Ища далее ответа на вопрос, что бы я делал, если б ехал к н_е_й, живущей среди обстоятельств фамусовского дома, я чувствую необходимость заглянуть в себя самого и искать ответа среди зарождающихся во мне позывов, толчков, побуждений. Они напоминают мне о хорошо знакомом любовном трепете, о нетерпении влюбленного. Я чувствую, что, если б этот трепет и нетерпение усилились, мне стало бы трудно усидеть на месте и я бы начал толкать ногами сани (пролетку), чтобы помогать кляче бежать скорее, а извозчику скорее ехать к н_е_й. При этом я физически почувствовал прилив настоящей энергии. Явилась потребность направить ее куда-нибудь, применить ее к какому-нибудь делу.
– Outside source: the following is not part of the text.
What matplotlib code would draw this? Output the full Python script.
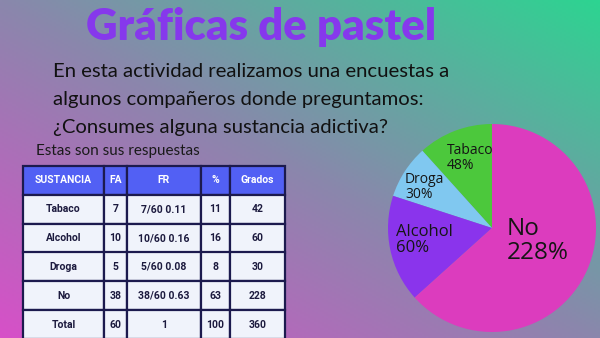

Я чувствую теперь, что главные двигатели моей психической жизни заработали над решением вопроса: как встретиться с ней? Что сказать, что сделать, чтобы ознаменовать встречу?
Купить букет?.. Конфет?! Фу, какая пошлость! Разве она кокотка, чтоб поднести ей цветы и сласти при первой встрече?! Что же придумать?! Подарки из-за границы? Еще хуже! Я не купец, чтоб в первую же минуту свидания задаривать е_е, как любовницу. Я краснею от такой пошлости и прозаических побуждений. Однако как же встретиться и как достойно приветствовать ее? Принести свое сердце, всего себя к ее ногам. “Чуть свет уж на ногах! и я у ваших ног”,— вырвались у меня сами собой слова Чацкого; и сколько я ни думал, но лучшей встречи придумать не мог.
Эти первые слова роли Чацкого, которые я прежде не любил, вдруг стали мне нужны, дороги и даже коленопреклонение, которым они сопровождаются на сцене, показалось мне не театральным, а естественным. Я понял в эту минуту чувственный смысл, духовные побуждения, которые руководили Грибоедовым, когда он писал эти строки.